The feeders would consist of phases, neutral & equipment ground conductors.
So, just to be clear, my first diagram (for mall-owned XFMR, a SDS) is correct. And for a utility-owned XFMR, a service, it'd be as follows:

Utility-owned transformer.png

The neutral is bonded to case, as well as grounded, through the ground terminal bar, at the main breaker cabinet, as required by the NEC. Furthermore, the utility company, following the NESC, grounds the neutral and bonds it to the casing also at the transformer; lastly, the secondary neutral is bonded to the primary neutral in the transformer (since it is my understanding this is the most typical distribution configuration in the US, see this post in another forum). Is that correct?
 

alej27

Member
Location
Venezuela
Occupation
Electrical Engineer
im not sure anyone said that
Ups, my bad for not answering your first post.
Since your SBJ and your SSBJ originate in your exterior transformer. The neutral has to be run with your feeders so the neutral would also land in the 600 amp disconnect, however you would not bond the neutral in that disconnect.
In my first diagram, the neutral is indeed run with the phase conductors. It lands on a terminal bar adjacent to the main breaker, which is in the same cabinet. And, the neutral is not shown bonded to the main breaker enclosure/cabinet. So I think I have this one correct. Please correct me if mistaken.
Assuming the green conductor in your design is the SSBJ it would land in your 600 amp disconnect.
The SSBJ would bond to the grounding electrode conductor (system) to the equipment grounding and bond the enclosure for the 600 amp disconnect
So, if I move the ground terminal bar, along with the ground wire that bonds the cabinet enclosure to the ground terminal bar, from the rightmost cabinet (where it is currently drawn) to the leftmost cabinet (where the main is) in my diagram, as shown below, would both of these errors be fixed?

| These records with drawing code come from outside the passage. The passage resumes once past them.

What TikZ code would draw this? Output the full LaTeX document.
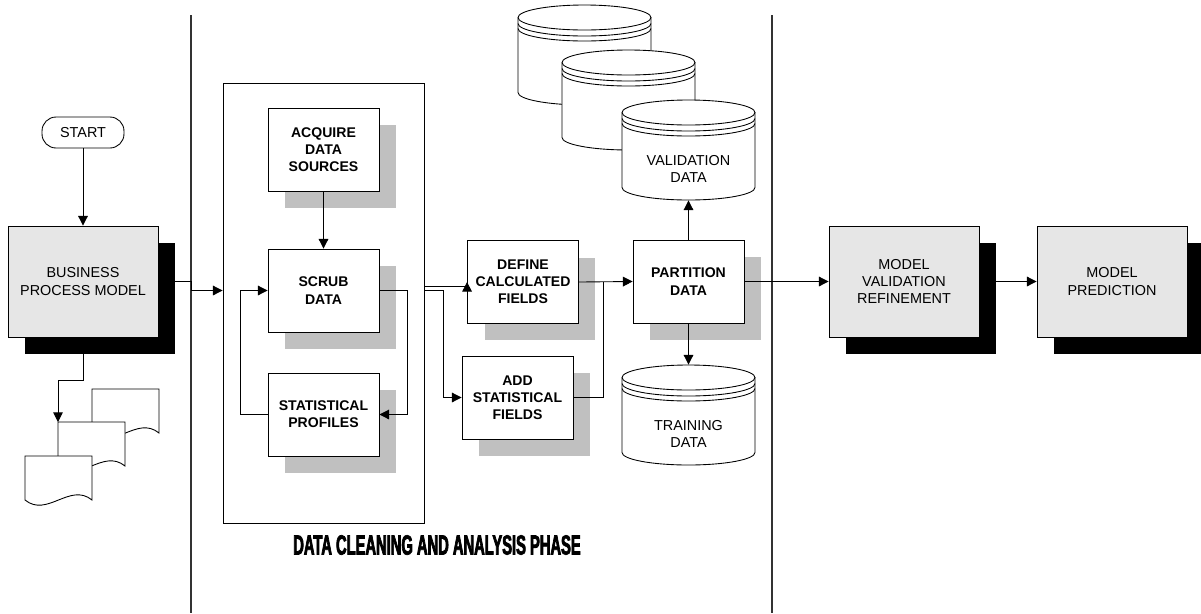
\documentclass[tikz,border=0pt]{standalone}
\usepackage{fontspec}
\setmainfont{Liberation Sans}
\newfontfamily\phasefont[FakeStretch=0.53,FakeBold=2.5]{Liberation Sans}
\usetikzlibrary{arrows.meta}
\usetikzlibrary{shadows}
\usetikzlibrary{calc}
\definecolor{boxgray}{RGB}{230,230,230}
\definecolor{shadegray}{RGB}{192,192,192}
\tikzset{arr/.style={-{Triangle[length=5.5pt,width=5.5pt]}}}
\tikzset{procbox/.style={rectangle, draw, fill=boxgray,
   minimum width=3cm, minimum height=2.22cm, inner sep=0pt,
   align=center, font=\fontsize{8.2}{9.8}\selectfont,
   drop shadow={shadow xshift=0.34cm, shadow yshift=-0.34cm, fill=black, opacity=1}
}}
\tikzset{stepbox/.style={rectangle, draw, fill=white,
   minimum width=2.22cm, minimum height=1.66cm, inner sep=0pt,
   align=center, font=\fontsize{8}{9.8}\selectfont\bfseries,
   drop shadow={shadow xshift=0.34cm, shadow yshift=-0.34cm, fill=shadegray, opacity=1}
}}
\tikzset{termbox/.style={rectangle, rounded corners=8pt, draw,
   minimum width=1.64cm, minimum height=0.62cm, inner sep=0pt,
   font=\fontsize{8.2}{9.8}\selectfont}}
\tikzset{dbframe/.style={minimum width=2.66cm, minimum height=2cm, inner sep=0pt}}
\tikzset{dblabel/.style={align=center, yshift=-0.38cm, font=\fontsize{8.2}{9.8}\selectfont}}
\tikzset{divline/.style={draw=black!80, line width=0.6pt}}
\tikzset{dbcyl/.pic={
   \fill[white] (-66.5,-37.5) -- (-66.5,37.5)
      arc[start angle=180, end angle=0, x radius=66.5, y radius=12.5] -- (66.5,-37.5)
      arc[start angle=0, end angle=-180, x radius=66.5, y radius=12.5] -- cycle;
   \draw (0,-37.5) ellipse [x radius=66.5, y radius=12.5];
   \draw (-66.5,-37.5) -- (-66.5,37.5)
      arc[start angle=180, end angle=0, x radius=66.5, y radius=12.5] -- (66.5,-37.5);
   \draw (-66.5,-31.5) arc[start angle=180, end angle=0, x radius=66.5, y radius=12.5];
   \draw (-66.5,-26.5) arc[start angle=180, end angle=0, x radius=66.5, y radius=12.5];
}}
\tikzset{docpage/.pic={
   \draw[fill=white] (0,0) -- (67,0) -- (67,44) .. controls (45,26) and (22,62) .. (0,44) -- cycle;
}}

\begin{document}
\begin{tikzpicture}[x=0.02cm, y=-0.02cm, line width=0.5pt]

    \useasboundingbox (0,0) rectangle (1201,613);

    \coordinate (divL) at (191,15);
    \coordinate (divR) at (772,15);
    \draw[divline] (divL) -- (divL |- 0,613);
    \draw[divline] (divR) -- (divR |- 0,613);

    \node[termbox] (start) at (83,132.5) {START};
    \node[procbox] (bpm) at (83,281.5) {BUSINESS\\PROCESS MODEL};

    \pic at (92,389) {docpage};
    \pic at (58,422) {docpage};
    \pic at (25,456) {docpage};
    \coordinate (doc) at (58,422);

    \node[draw, minimum width=4.02cm, minimum height=8.8cm] (bigbox) at (323.5,303) {};
    \node[stepbox] (acquire) at (323.5,149.5) {ACQUIRE\\DATA\\SOURCES};
    \node[stepbox] (scrub) at (323.5,290.5) {SCRUB\\DATA};
    \node[stepbox] (stat) at (323.5,414.5) {STATISTICAL\\PROFILES};

    \node[stepbox] (define) at (523,282) {DEFINE\\CALCULATED\\FIELDS};
    \node[stepbox] (add) at (517.5,397.5) {ADD\\STATISTICAL\\FIELDS};
    \node[stepbox] (partition) at (688.5,281.5) {PARTITION\\DATA};

    \pic at (584.5,55) {dbcyl};
    \pic at (628.5,100) {dbcyl};
    \pic at (688.5,150) {dbcyl};
    \node[dbframe, label={[dblabel]center:VALIDATION\\DATA}] (valid) at (688.5,150) {};
    \pic at (688.5,415) {dbcyl};
    \node[dbframe, label={[dblabel]center:TRAINING\\DATA}] (train) at (688.5,415) {};

    \node[procbox] (mval) at (904,281.5) {MODEL\\VALIDATION\\REFINEMENT};
    \node[procbox] (mpred) at (1112,281.5) {MODEL\\PREDICTION};

    \node[font=\phasefont\bfseries\fontsize{15.8}{18}\selectfont] (phase) at (437,545)
        {DATA CLEANING AND ANALYSIS PHASE};

    \draw[arr] (start) -- (bpm);
    \draw[arr] (bpm.south) -- ++(0,43) -| (doc);
    \draw[arr] (bpm.east) -| (divL |- scrub) -- (bigbox.west |- scrub);
    \draw[arr] (acquire) -- (scrub);
    \draw[arr] (stat.west) -- ++(-27,0) |- (scrub.west);
    \draw[arr] (scrub.east) -- ++(28,0) |- (stat.east);
    \draw[arr] ($(bigbox.east |- define.west)+(0,4)$) -- ($(define.west)+(0,4)$) -- (define.west);
    \draw[arr] (bigbox.east |- scrub) -- ++(19,0) |- (add.west);
    \coordinate (join) at ($(define.east)!0.45!(partition.west)$);
    \draw[arr] (define.east) -- (partition.west);
    \draw (add.east) -| (join);
    \draw[arr] (partition) -- (valid.south);
    \draw[arr] (partition) -- (train.north);
    \draw[arr] (partition.east) -- (mval.west);
    \draw[arr] (mval.east) -- (mpred.west);

\end{tikzpicture}
\end{document}
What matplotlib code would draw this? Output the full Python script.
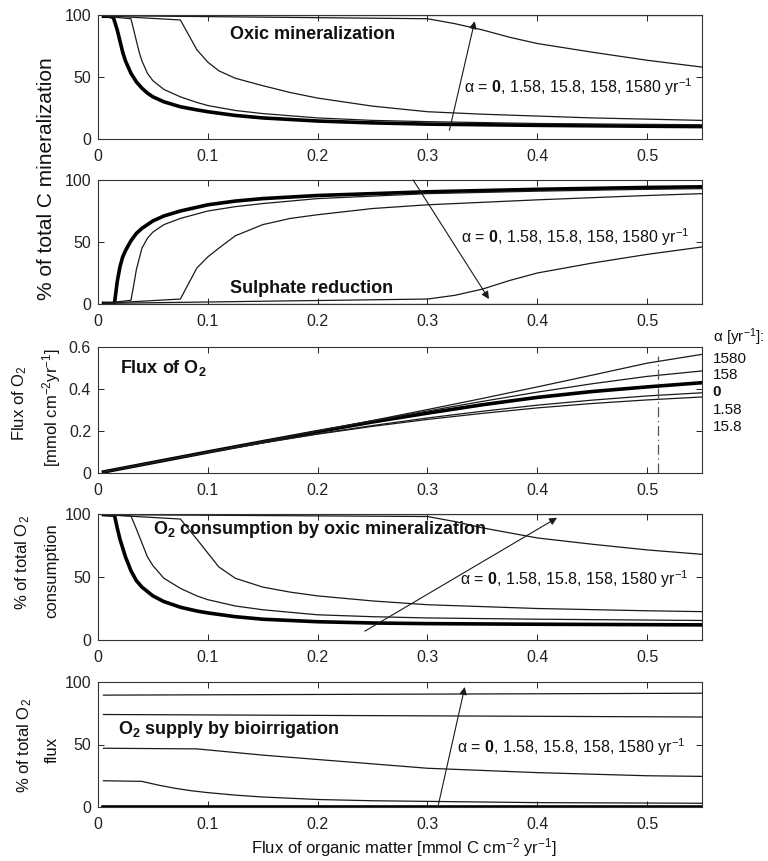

Mall-owned transformer.png
 
Last edited:

augie47

Moderator
Staff member
Location
Tennessee
Occupation
State Electrical Inspector (Retired)
Someone else may spot a problem but it looks correct to me.
You would need to address a GES at the building.
If you read the exceptions to 250.30 {(A)I(1) Exception 2 & (A)(2) exception) } you may find you can install the SDS in the same manner as you do a utility transformer
 

david

Senior Member
Location
Pennsylvania
Ups, my bad for not answering your first post.

In my first diagram, the neutral is indeed run with the phase conductors. It lands on a terminal bar adjacent to the main breaker, which is in the same cabinet. And, the neutral is not shown bonded to the main breaker enclosure/cabinet. So I think I have this one correct. Please correct me if mistaken.


So, if I move the ground terminal bar, along with the ground wire that bonds the cabinet enclosure to the ground terminal bar, from the rightmost cabinet (where it is currently drawn) to the leftmost cabinet (where the main is) in my diagram, as shown below, would both of these errors be fixed?


View attachment 2572797
To me. Since the meters are factory bonded. Both the mall owned and the utility owned drawings would be identical

I still have a big question mark about the utility sealing meters supplied by a mall owned transformer

No one else is questioning that, so maybe it's something a utility would do.